Cortés no duda en acusar a la industria musical —“Nadie se empeña tanto en descoser el tapiz del cante, baile y toque gitano”— y a los artistas que se apropian, sin reconocer las fuentes de las que beben, de esas raíces. Aunque ella prefiere el concepto expropiación cultural: “Es una idea del historiador Rafael Buhigas y quiere decir que, mientras la apropiación permite a los gitanos seguir siendo gitanos, la expropiación directamente elimina al gitano como sujeto”, explica.
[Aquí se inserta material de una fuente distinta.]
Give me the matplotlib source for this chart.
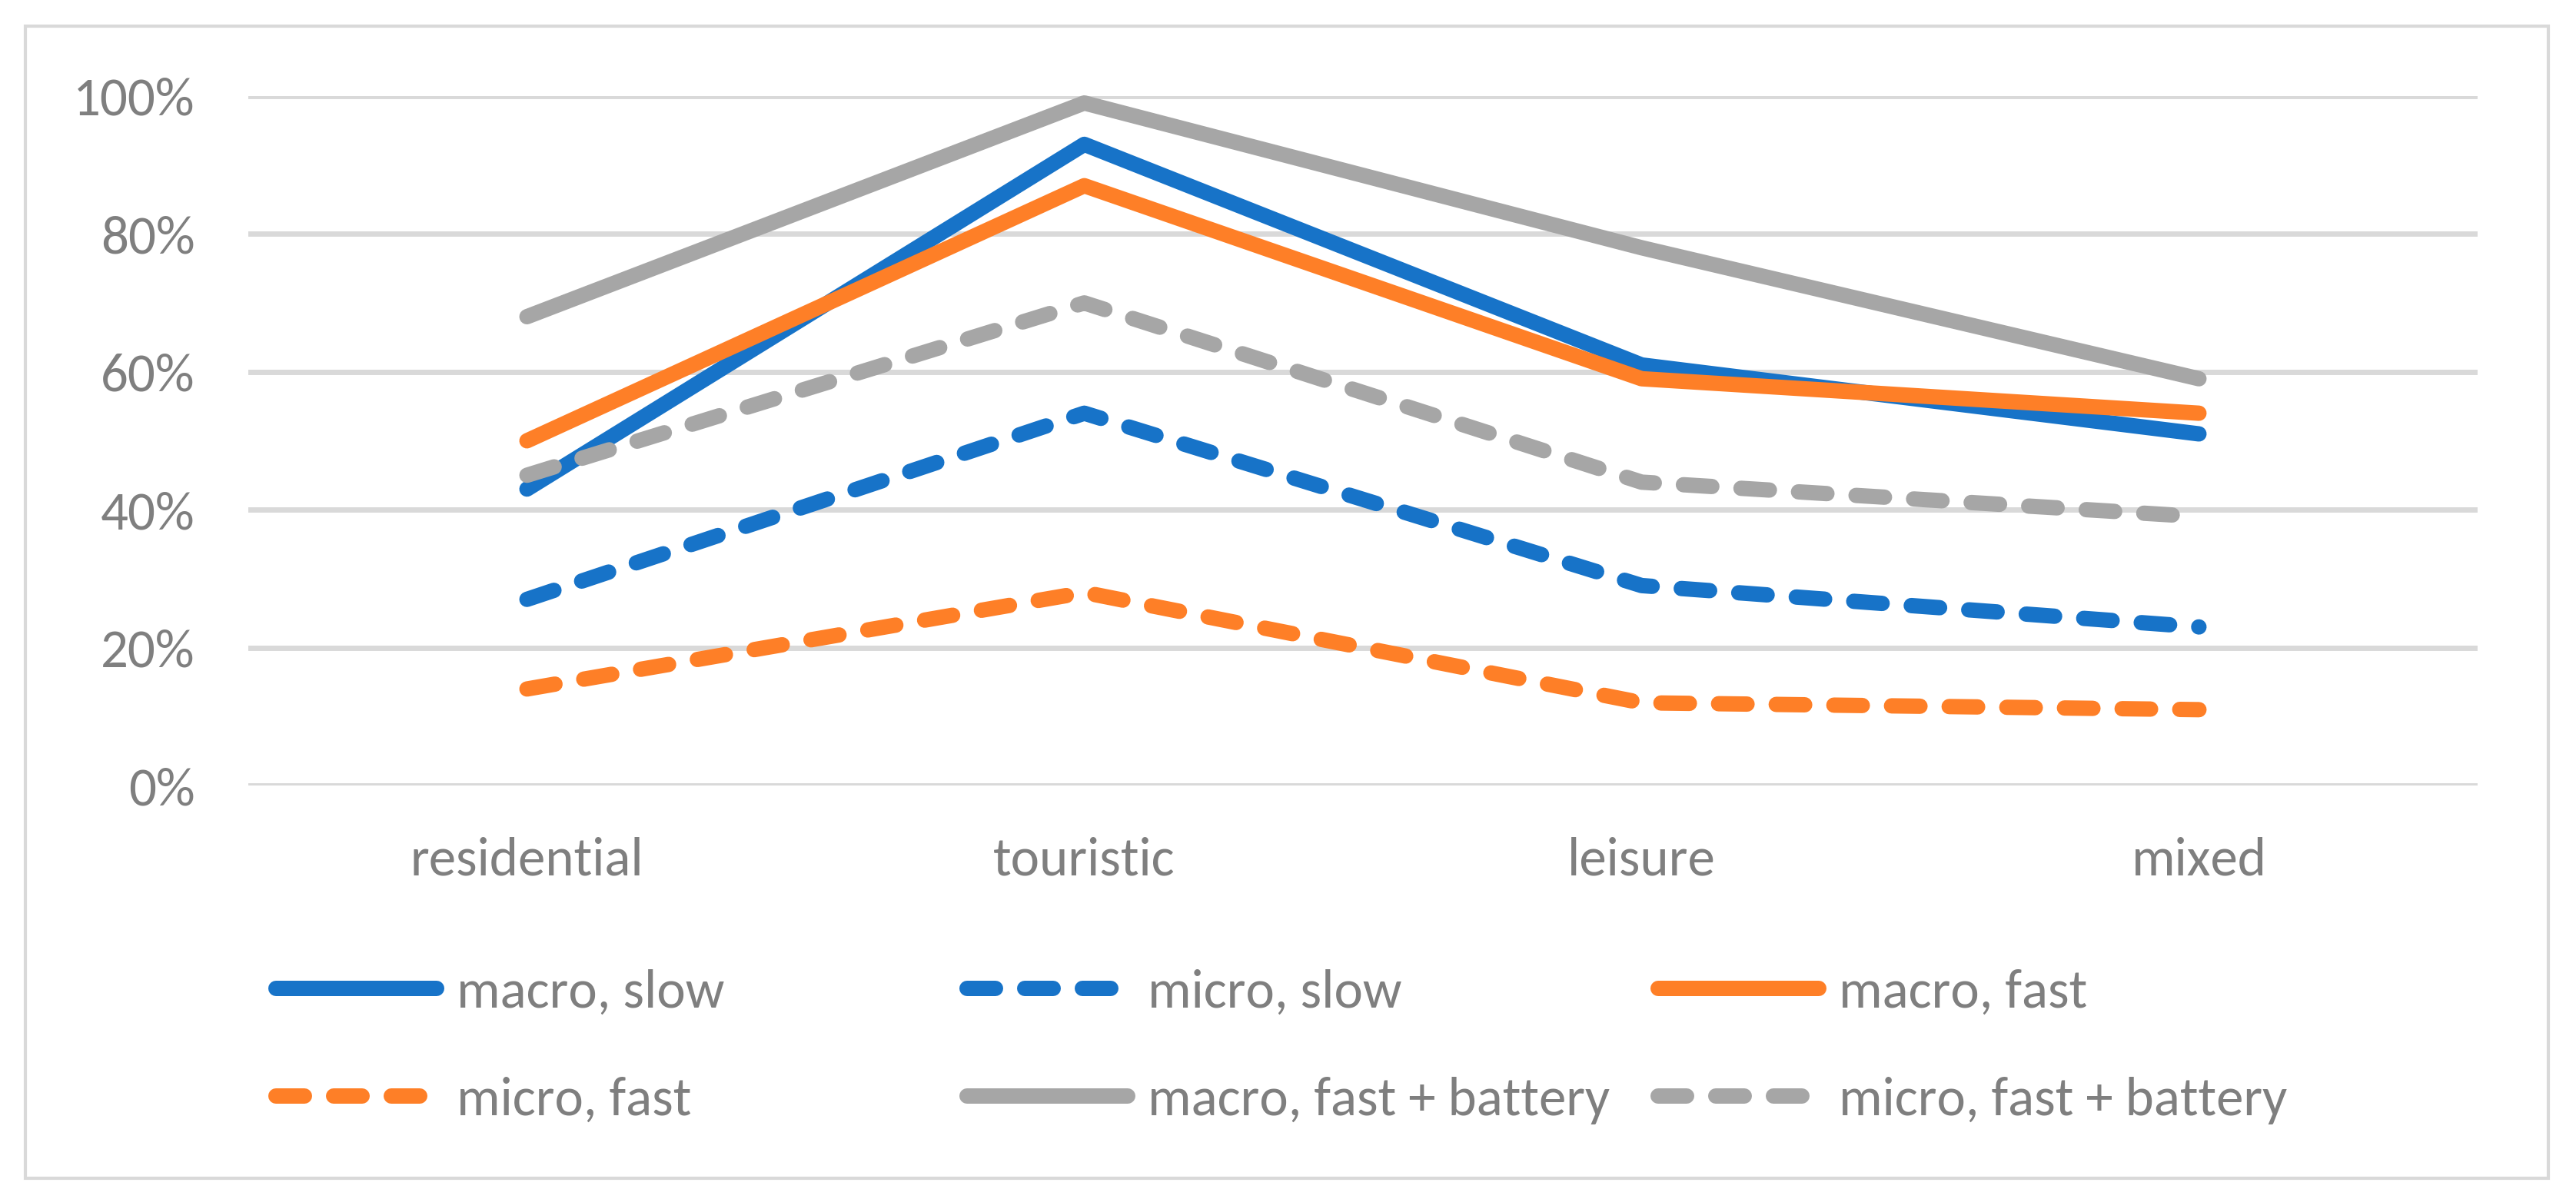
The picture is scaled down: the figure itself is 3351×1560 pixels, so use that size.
import matplotlib.pyplot as plt
from matplotlib.lines import Line2D
from matplotlib.patches import Rectangle

W, H = 3351, 1560
DPI = 100

categories = ["residential", "touristic", "leisure", "mixed"]
macro_slow = [43, 93, 61, 51]
micro_slow = [27, 54, 29, 23]
macro_fast = [50, 87, 59, 54]
micro_fast = [14, 28, 12, 11]
macro_fast_bat = [68, 99, 78, 59]
micro_fast_bat = [45, 70, 44, 39]
y_ticks = [0, 20, 40, 60, 80, 100]

series = [
    ("macro, slow", macro_slow, "#1773C8", "solid"),
    ("micro, slow", micro_slow, "#1773C8", "dashed"),
    ("macro, fast", macro_fast, "#FE7F27", "solid"),
    ("micro, fast", micro_fast, "#FE7F27", "dashed"),
    ("macro, fast + battery", macro_fast_bat, "#A6A6A6", "solid"),
    ("micro, fast + battery", micro_fast_bat, "#A6A6A6", "dashed"),
]

text_col = "#7F7F7F"
grid_col = "#D9D9D9"
lw = 14.4
fs = 51
dash = (0, (1.85, 1.9))
plt.rcParams["font.family"] = ["Carlito", "Lato", "DejaVu Sans"]


def fx(px):
    return px / W


def fy(py):
    return 1 - py / H


fig = plt.figure(figsize=(W / DPI, H / DPI), dpi=DPI)

# outer chart border
fig.add_artist(Rectangle((fx(33), fy(1533)), fx(3315) - fx(33), fy(34) - fy(1533),
                         transform=fig.transFigure, fill=False, ec=grid_col, lw=3))

ax = fig.add_axes([fx(323), fy(1022), fx(3223) - fx(323), fy(125) - fy(1022)])
x = list(range(len(categories)))

for name, vals, col, style in series:
    ls = "-" if style == "solid" else dash
    ax.plot(x, vals, color=col, lw=lw, ls=ls, solid_capstyle="round",
            dash_capstyle="round", solid_joinstyle="round",
            dash_joinstyle="round", clip_on=False, zorder=3)

ax.set_xlim(-0.5, len(categories) - 0.5)
ax.set_ylim(0, 100)
ax.set_yticks(y_ticks)
ax.set_yticklabels([f"{v}%" for v in y_ticks])
ax.set_xticks(x)
ax.set_xticklabels(categories)
ax.yaxis.grid(True, color=grid_col, lw=5)
ax.set_axisbelow(True)
for s in ax.spines.values():
    s.set_visible(False)
ax.tick_params(axis="both", length=0, labelsize=fs, labelcolor=text_col)
ax.tick_params(axis="y", pad=50)
ax.tick_params(axis="x", pad=48)

# legend: 3 equal columns, 2 rows, like the Excel one
for i, (name, vals, col, style) in enumerate(series):
    c, r = i % 3, i // 3
    x0 = 349 + c * 899
    y0 = 1286 + r * 140
    ls = "-" if style == "solid" else dash
    fig.add_artist(Line2D([fx(x0 + 10), fx(x0 + 219)], [fy(y0), fy(y0)],
                          transform=fig.transFigure, color=col, lw=lw, ls=ls,
                          solid_capstyle="round", dash_capstyle="round"))
    fig.text(fx(x0 + 245), fy(y0), name, fontsize=fs, color=text_col,
             ha="left", va="center_baseline")

fig.savefig("out.png", dpi=DPI)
Y continúa: “Muchas veces, cuando nos quejamos de todo esto, nos intentan ridiculizar diciendo cosas como: ‘¿Qué pasa? ¿Que ya no vamos a poder ir a un restaurante mexicano porque nos estamos apropiando?’. Eso no es lo que estamos diciendo y cualquiera que lo piense un poquito lo puede entender: si a ti como periodista te roban un artículo y lo cambian un poco de orden, y para ti es un tema muy íntimo, te duele. Imagínate ya si es toda una industria la que hay detrás de que eso se haga”.
La autora asegura que no está dispuesta a dulcificar o rebajar su discurso en busca de empatía, por más que sea precisamente esto lo que busca. Así lo dejó escrito casi al final de su ensayo: “Todas hacemos frente a una higuera y esta es la nuestra. Creo que el camino es visitar las higueras ajenas y trenzar un vínculo de comprensión y memoria entre todas, como los gitanos canasteros trenzan el esparto”.